**Prompt:**
It is required that the lines from the top of the listing through the line with "LABEL_R = 1.418" be reproduced exactly, excluding pictures.
---- Data provided
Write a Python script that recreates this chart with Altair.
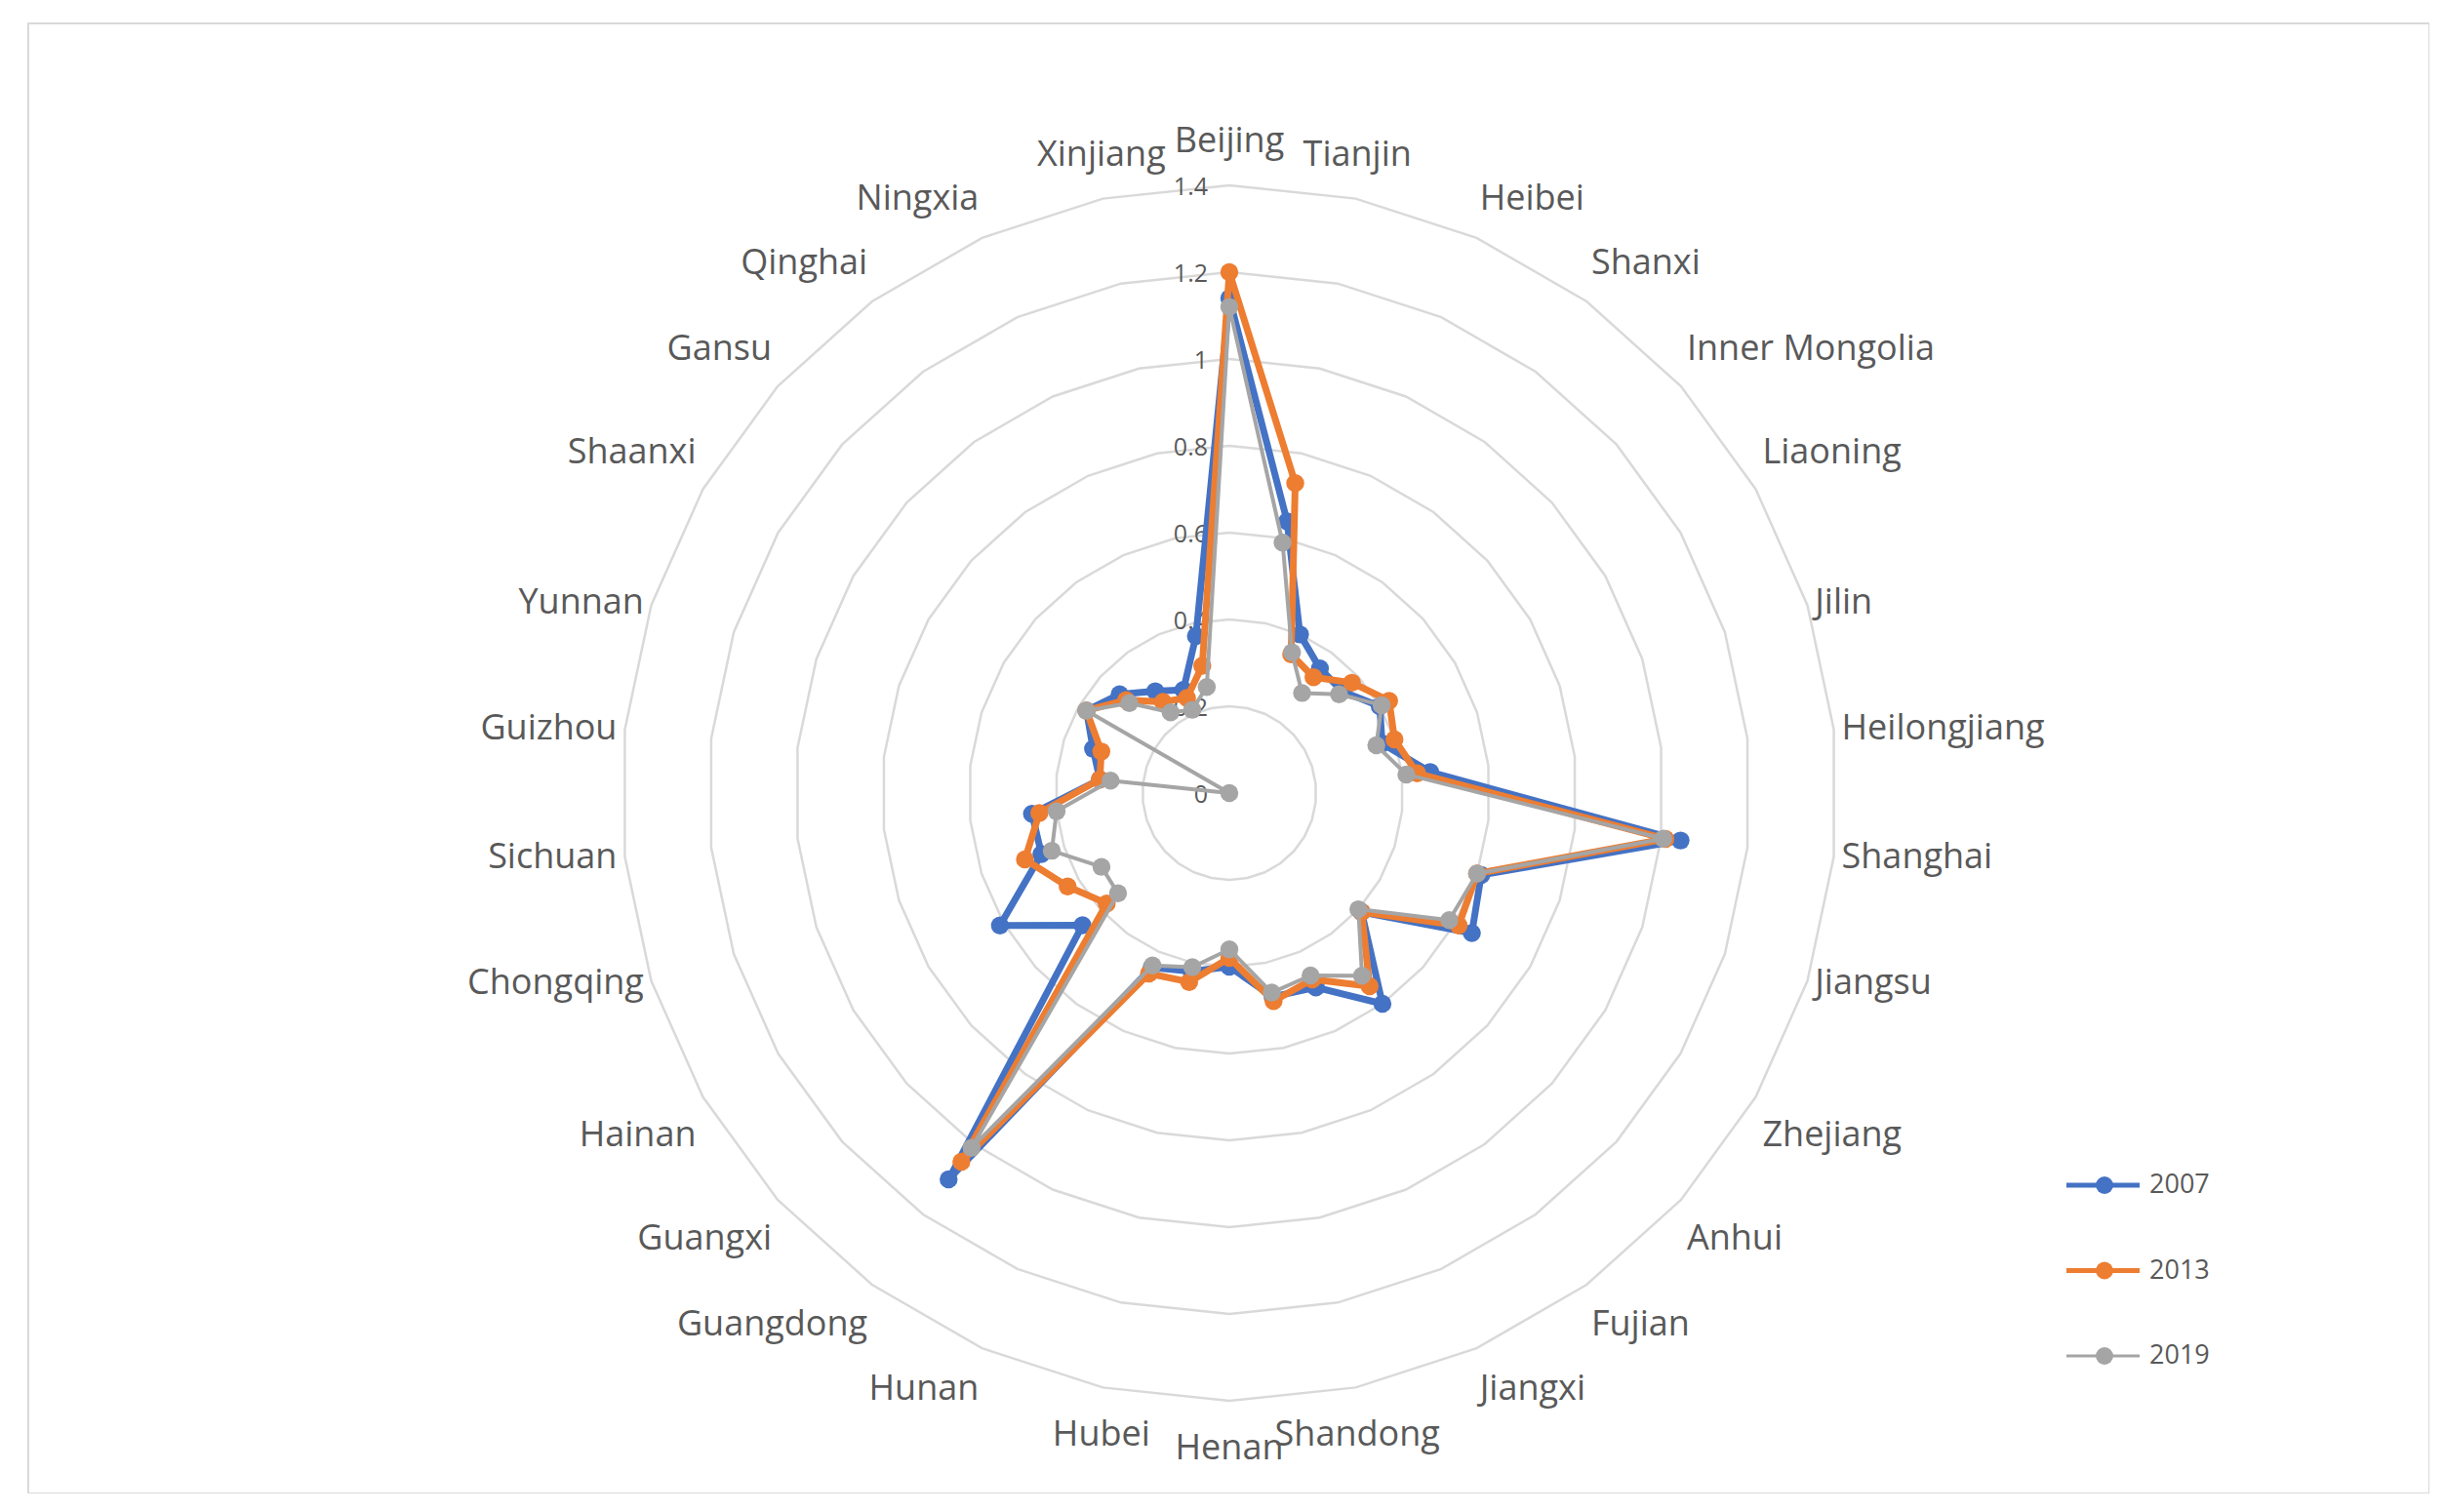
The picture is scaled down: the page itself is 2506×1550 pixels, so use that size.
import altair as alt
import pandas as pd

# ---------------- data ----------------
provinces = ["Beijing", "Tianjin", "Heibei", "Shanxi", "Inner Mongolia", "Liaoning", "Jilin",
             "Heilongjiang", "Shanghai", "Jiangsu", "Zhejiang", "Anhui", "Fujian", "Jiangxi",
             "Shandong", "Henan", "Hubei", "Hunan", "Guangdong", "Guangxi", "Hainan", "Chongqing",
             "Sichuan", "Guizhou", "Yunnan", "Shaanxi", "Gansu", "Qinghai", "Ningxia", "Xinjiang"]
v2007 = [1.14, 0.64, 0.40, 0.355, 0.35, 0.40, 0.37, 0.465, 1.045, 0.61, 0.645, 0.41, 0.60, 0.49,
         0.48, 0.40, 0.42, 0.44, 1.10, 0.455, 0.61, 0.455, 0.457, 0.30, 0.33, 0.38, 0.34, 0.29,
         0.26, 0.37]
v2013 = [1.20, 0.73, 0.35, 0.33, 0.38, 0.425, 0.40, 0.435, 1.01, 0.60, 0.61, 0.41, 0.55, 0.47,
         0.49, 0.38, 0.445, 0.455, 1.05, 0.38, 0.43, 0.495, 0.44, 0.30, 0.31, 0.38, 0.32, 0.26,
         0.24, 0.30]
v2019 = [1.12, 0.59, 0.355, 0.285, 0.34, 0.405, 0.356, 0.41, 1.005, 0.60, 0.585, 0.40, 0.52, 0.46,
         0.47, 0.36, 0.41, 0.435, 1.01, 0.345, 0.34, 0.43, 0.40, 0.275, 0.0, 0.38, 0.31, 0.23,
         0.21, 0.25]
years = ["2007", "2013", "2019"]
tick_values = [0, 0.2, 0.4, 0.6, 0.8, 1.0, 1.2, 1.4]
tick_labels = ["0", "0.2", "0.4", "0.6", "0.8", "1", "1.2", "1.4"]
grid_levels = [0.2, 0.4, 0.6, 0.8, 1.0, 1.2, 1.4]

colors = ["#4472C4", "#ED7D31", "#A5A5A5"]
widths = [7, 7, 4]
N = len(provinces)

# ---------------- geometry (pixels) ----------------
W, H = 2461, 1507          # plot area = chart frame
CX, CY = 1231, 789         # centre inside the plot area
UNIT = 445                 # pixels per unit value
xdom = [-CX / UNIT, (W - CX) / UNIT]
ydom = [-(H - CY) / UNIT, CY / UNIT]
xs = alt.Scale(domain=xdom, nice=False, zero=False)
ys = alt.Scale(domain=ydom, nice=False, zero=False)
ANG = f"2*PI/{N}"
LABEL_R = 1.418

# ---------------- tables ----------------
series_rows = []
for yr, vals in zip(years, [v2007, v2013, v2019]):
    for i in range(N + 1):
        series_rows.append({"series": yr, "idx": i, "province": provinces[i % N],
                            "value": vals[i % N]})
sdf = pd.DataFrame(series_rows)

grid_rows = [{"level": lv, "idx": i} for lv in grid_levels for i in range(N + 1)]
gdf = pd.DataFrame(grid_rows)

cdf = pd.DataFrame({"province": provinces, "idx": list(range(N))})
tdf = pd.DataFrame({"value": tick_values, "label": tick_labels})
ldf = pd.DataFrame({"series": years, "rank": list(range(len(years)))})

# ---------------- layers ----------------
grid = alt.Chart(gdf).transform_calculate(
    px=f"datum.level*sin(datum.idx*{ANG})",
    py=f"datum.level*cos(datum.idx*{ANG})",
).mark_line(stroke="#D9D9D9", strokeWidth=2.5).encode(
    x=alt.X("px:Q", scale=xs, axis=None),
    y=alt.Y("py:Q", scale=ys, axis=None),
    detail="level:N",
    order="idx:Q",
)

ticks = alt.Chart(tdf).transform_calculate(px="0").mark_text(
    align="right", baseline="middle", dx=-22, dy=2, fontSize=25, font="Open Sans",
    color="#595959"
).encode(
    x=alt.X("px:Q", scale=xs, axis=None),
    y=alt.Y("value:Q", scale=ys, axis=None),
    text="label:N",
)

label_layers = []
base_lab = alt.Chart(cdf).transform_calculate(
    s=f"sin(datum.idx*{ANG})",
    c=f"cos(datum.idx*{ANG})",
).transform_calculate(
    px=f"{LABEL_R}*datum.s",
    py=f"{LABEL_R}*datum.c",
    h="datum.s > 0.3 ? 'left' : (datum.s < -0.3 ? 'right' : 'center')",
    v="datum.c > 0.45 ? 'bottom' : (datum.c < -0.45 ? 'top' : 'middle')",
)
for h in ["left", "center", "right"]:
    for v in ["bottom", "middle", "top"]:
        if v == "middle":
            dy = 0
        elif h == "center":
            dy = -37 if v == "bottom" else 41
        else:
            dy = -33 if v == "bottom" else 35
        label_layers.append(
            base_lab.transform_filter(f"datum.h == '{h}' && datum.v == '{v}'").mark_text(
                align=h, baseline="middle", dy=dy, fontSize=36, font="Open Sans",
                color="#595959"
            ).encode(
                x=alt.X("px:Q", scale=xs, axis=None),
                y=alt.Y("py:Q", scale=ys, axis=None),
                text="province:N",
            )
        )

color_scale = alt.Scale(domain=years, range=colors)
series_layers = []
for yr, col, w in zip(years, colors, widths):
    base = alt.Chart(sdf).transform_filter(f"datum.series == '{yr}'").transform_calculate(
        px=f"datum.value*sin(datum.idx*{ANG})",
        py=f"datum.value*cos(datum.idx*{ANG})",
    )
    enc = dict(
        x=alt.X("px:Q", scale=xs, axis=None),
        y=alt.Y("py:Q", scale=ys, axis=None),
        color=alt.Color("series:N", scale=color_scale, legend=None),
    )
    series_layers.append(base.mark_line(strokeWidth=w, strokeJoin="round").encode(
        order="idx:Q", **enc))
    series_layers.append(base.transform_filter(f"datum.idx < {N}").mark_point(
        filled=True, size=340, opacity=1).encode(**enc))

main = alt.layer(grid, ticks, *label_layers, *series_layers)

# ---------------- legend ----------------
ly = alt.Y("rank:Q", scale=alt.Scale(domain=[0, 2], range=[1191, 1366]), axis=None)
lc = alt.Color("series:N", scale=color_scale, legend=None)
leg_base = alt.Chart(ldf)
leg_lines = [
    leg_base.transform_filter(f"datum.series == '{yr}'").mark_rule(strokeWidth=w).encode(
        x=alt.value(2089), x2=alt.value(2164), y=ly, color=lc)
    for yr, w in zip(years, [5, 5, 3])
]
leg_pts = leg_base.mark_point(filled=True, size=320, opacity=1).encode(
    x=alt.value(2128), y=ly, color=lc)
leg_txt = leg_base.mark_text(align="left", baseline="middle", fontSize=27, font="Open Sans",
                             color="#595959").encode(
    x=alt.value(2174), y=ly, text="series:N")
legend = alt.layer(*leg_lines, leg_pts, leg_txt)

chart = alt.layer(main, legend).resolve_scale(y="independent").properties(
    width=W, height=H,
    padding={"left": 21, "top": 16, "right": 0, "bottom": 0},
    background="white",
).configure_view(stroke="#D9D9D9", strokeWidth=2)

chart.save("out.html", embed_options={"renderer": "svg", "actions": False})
--------
**Answer to the exercise:**
Write a Python script that recreates this chart with Altair.
The picture is scaled down: the page itself is 2506×1550 pixels, so use that size.
import altair as alt
import pandas as pd

# ---------------- data ----------------
provinces = ["Beijing", "Tianjin", "Heibei", "Shanxi", "Inner Mongolia", "Liaoning", "Jilin",
             "Heilongjiang", "Shanghai", "Jiangsu", "Zhejiang", "Anhui", "Fujian", "Jiangxi",
             "Shandong", "Henan", "Hubei", "Hunan", "Guangdong", "Guangxi", "Hainan", "Chongqing",
             "Sichuan", "Guizhou", "Yunnan", "Shaanxi", "Gansu", "Qinghai", "Ningxia", "Xinjiang"]
v2007 = [1.14, 0.64, 0.40, 0.355, 0.35, 0.40, 0.37, 0.465, 1.045, 0.61, 0.645, 0.41, 0.60, 0.49,
         0.48, 0.40, 0.42, 0.44, 1.10, 0.455, 0.61, 0.455, 0.457, 0.30, 0.33, 0.38, 0.34, 0.29,
         0.26, 0.37]
v2013 = [1.20, 0.73, 0.35, 0.33, 0.38, 0.425, 0.40, 0.435, 1.01, 0.60, 0.61, 0.41, 0.55, 0.47,
         0.49, 0.38, 0.445, 0.455, 1.05, 0.38, 0.43, 0.495, 0.44, 0.30, 0.31, 0.38, 0.32, 0.26,
         0.24, 0.30]
v2019 = [1.12, 0.59, 0.355, 0.285, 0.34, 0.405, 0.356, 0.41, 1.005, 0.60, 0.585, 0.40, 0.52, 0.46,
         0.47, 0.36, 0.41, 0.435, 1.01, 0.345, 0.34, 0.43, 0.40, 0.275, 0.0, 0.38, 0.31, 0.23,
         0.21, 0.25]
years = ["2007", "2013", "2019"]
tick_values = [0, 0.2, 0.4, 0.6, 0.8, 1.0, 1.2, 1.4]
tick_labels = ["0", "0.2", "0.4", "0.6", "0.8", "1", "1.2", "1.4"]
grid_levels = [0.2, 0.4, 0.6, 0.8, 1.0, 1.2, 1.4]

colors = ["#4472C4", "#ED7D31", "#A5A5A5"]
widths = [7, 7, 4]
N = len(provinces)

# ---------------- geometry (pixels) ----------------
W, H = 2461, 1507          # plot area = chart frame
CX, CY = 1231, 789         # centre inside the plot area
UNIT = 445                 # pixels per unit value
xdom = [-CX / UNIT, (W - CX) / UNIT]
ydom = [-(H - CY) / UNIT, CY / UNIT]
xs = alt.Scale(domain=xdom, nice=False, zero=False)
ys = alt.Scale(domain=ydom, nice=False, zero=False)
ANG = f"2*PI/{N}"
LABEL_R = 1.418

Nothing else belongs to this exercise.